## To be done
Print word for word the first line of the listing below and every line after it, through the line with "(0,797) rectangle (1066,800);". Leave out the pictures and the rest.

## Data segment
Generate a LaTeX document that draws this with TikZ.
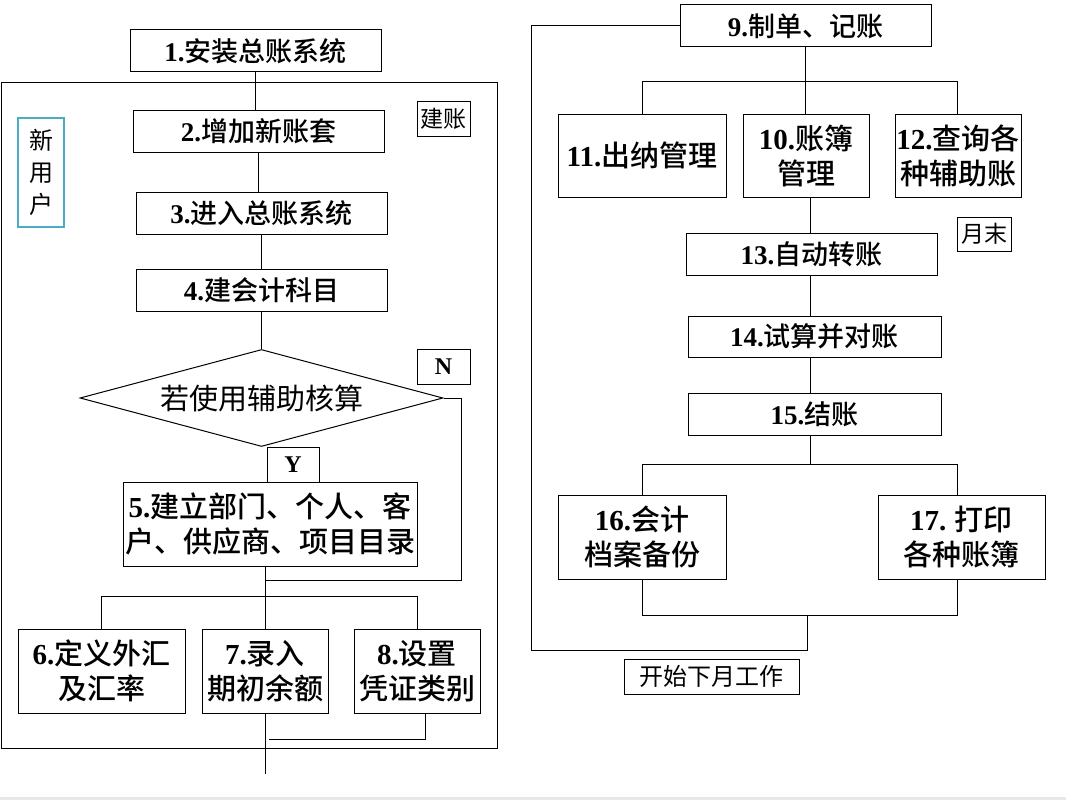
\documentclass[tikz,border=0pt]{standalone}
\usepackage{fontspec}
\setmainfont{Liberation Serif}
\newfontfamily\cjk{Noto Sans CJK SC}
\newfontfamily\cjkm{Noto Sans CJK SC Medium}
\usetikzlibrary{positioning, calc, shapes.geometric}
\definecolor{tealFrame}{RGB}{75,172,198}
\definecolor{stripGray}{RGB}{232,232,232}
\newcommand{\stepnum}[1]{{\rmfamily\bfseries #1}}

\begin{document}
\begin{tikzpicture}[x=1pt, y=-1pt, line width=1pt,
    flowbox/.style={draw, rectangle, inner sep=0pt, align=center, font=\cjkm\fontsize{27}{33}\selectfont},
    tallbox/.style={flowbox, font=\cjkm\fontsize{29}{35}\selectfont},
    tagbox/.style={draw, rectangle, inner sep=0pt, font=\cjk\fontsize{23}{28}\selectfont},
    letterbox/.style={draw, rectangle, inner sep=0pt, font=\rmfamily\bfseries\fontsize{24}{28}\selectfont}]
  \useasboundingbox (0,0) rectangle (1066,800);
  \fill[stripGray] (0,797) rectangle (1066,800);

  % left column: setting up the books
  \draw (1,83) rectangle (497,748);
  \node[flowbox, minimum width=251pt, minimum height=42pt] (install) at (255.5,51) {\stepnum{1.}安装总账系统};
  \node[flowbox, minimum width=251pt, minimum height=42pt] (newset) at (258.5,131) {\stepnum{2.}增加新账套};
  \node[flowbox, minimum width=251pt, minimum height=42pt] (enter) at (261.5,213) {\stepnum{3.}进入总账系统};
  \node[flowbox, minimum width=251pt, minimum height=42pt] (subjects) at (261.5,290) {\stepnum{4.}建会计科目};
  \node[draw, diamond, aspect=3.74, inner sep=0pt, minimum width=363pt, minimum height=97pt,
    font=\cjk\fontsize{29}{35}\selectfont] (check) at (261.5,398) {若使用辅助核算};
  \node[tallbox, minimum width=294pt, minimum height=84pt] (dirs) at (270,524)
    {\stepnum{5.}建立部门、个人、客\\户、供应商、项目目录};
  \node[tallbox, minimum width=167pt, minimum height=84pt] (rates) at (101.5,671) {\stepnum{6.}定义外汇\\及汇率};
  \node[tallbox, minimum width=126pt, minimum height=84pt] (balance) at (265,671) {\stepnum{7.}录入\\期初余额};
  \node[tallbox, minimum width=126pt, minimum height=84pt] (vouchers) at (417,671) {\stepnum{8.}设置\\凭证类别};

  \node[tagbox, minimum width=53pt, minimum height=35pt] (setuptag) at (443.5,118.5) {建账};
  \node[draw=tealFrame, line width=2.5pt, inner sep=0pt, minimum width=46pt, minimum height=109pt,
    align=center, font=\cjk\fontsize{24}{32}\selectfont] (newuser) at (41,172.5) {新\\用\\户};
  \node[letterbox, minimum width=53pt, minimum height=35pt] (notag) at (443.5,366.5) {N};
  \node[letterbox, minimum width=52pt, minimum height=35pt] (yestag) at (293,464.5) {Y};

  \draw (install.south) -- (install.south |- newset.north);
  \draw (newset.south) -- (newset.south |- enter.north);
  \draw (enter.south) -- (enter.south |- subjects.north);
  \draw (subjects.south) -- (subjects.south |- check.north);
  \coordinate (nback) at (461,580);
  \draw (check.east) -| (nback) -- (balance.north |- nback);
  \draw (balance.north |- dirs.south) -- (balance.north);
  \draw (rates.north) -- ++(0,-32) -| (vouchers.north);
  \coordinate (leftexit) at (265,774);
  \draw (balance.south) -- (leftexit);
  \draw ([xshift=8pt]vouchers.south) |- ($(balance.south)+(4,26)$);

  % right column: monthly work
  \node[flowbox, minimum width=251pt, minimum height=42pt] (posting) at (805.5,26) {\stepnum{9.}制单、记账};
  \node[tallbox, minimum width=168pt, minimum height=83pt] (cashier) at (642,155.5) {\stepnum{11.}出纳管理};
  \node[tallbox, minimum width=126pt, minimum height=83pt] (ledgers) at (806,155.5) {\stepnum{10.}账簿\\管理};
  \node[tallbox, minimum width=126pt, minimum height=83pt] (query) at (958,155.5) {\stepnum{12.}查询各\\种辅助账};
  \node[tagbox, minimum width=54pt, minimum height=34pt] (monthend) at (984,234) {月末};
  \node[flowbox, minimum width=251pt, minimum height=42pt] (transfer) at (811.5,254) {\stepnum{13.}自动转账};
  \node[flowbox, minimum width=253pt, minimum height=41pt] (trial) at (814.5,336.5) {\stepnum{14.}试算并对账};
  \node[flowbox, minimum width=253pt, minimum height=42pt] (closing) at (814.5,414) {\stepnum{15.}结账};
  \node[tallbox, minimum width=168pt, minimum height=84pt] (backup) at (642,537) {\stepnum{16.}会计\\档案备份};
  \node[tallbox, minimum width=167pt, minimum height=84pt] (printing) at (961.5,537) {\stepnum{17.} 打印\\各种账簿};
  \node[tagbox, minimum width=175pt, minimum height=35pt, font=\cjk\fontsize{24}{28}\selectfont] (nextmonth) at (711.5,676.5) {开始下月工作};

  \draw (posting.south) -- (posting.south |- ledgers.north);
  \draw (cashier.north) -- ++(0,-32) -| ([xshift=-1pt]query.north);
  \draw ([xshift=4pt]ledgers.south) -- ([xshift=4pt]ledgers.south |- transfer.north);
  \draw ([xshift=-1.5pt]transfer.south) -- ([xshift=-1.5pt]transfer.south |- trial.north);
  \draw ([xshift=-4.5pt]trial.south) -- ([xshift=-4.5pt]trial.south |- closing.north);
  \draw ([xshift=-4.5pt]closing.south) -- ++(0,29) coordinate (split);
  \draw (backup.north) |- (split) -| ([xshift=-4.5pt]printing.north);
  \draw (backup.south) -- ++(0,36) coordinate (merge) -| ([xshift=-4.5pt]printing.south);
  \coordinate (join) at (807,615);
  \draw (join) -- ++(0,35) -| ($(posting.west)+(-148,0)$) -- (posting.west);
\end{tikzpicture}
\end{document}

## Answer to this exercise
Generate a LaTeX document that draws this with TikZ.
\documentclass[tikz,border=0pt]{standalone}
\usepackage{fontspec}
\setmainfont{Liberation Serif}
\newfontfamily\cjk{Noto Sans CJK SC}
\newfontfamily\cjkm{Noto Sans CJK SC Medium}
\usetikzlibrary{positioning, calc, shapes.geometric}
\definecolor{tealFrame}{RGB}{75,172,198}
\definecolor{stripGray}{RGB}{232,232,232}
\newcommand{\stepnum}[1]{{\rmfamily\bfseries #1}}

\begin{document}
\begin{tikzpicture}[x=1pt, y=-1pt, line width=1pt,
    flowbox/.style={draw, rectangle, inner sep=0pt, align=center, font=\cjkm\fontsize{27}{33}\selectfont},
    tallbox/.style={flowbox, font=\cjkm\fontsize{29}{35}\selectfont},
    tagbox/.style={draw, rectangle, inner sep=0pt, font=\cjk\fontsize{23}{28}\selectfont},
    letterbox/.style={draw, rectangle, inner sep=0pt, font=\rmfamily\bfseries\fontsize{24}{28}\selectfont}]
  \useasboundingbox (0,0) rectangle (1066,800);
  \fill[stripGray] (0,797) rectangle (1066,800);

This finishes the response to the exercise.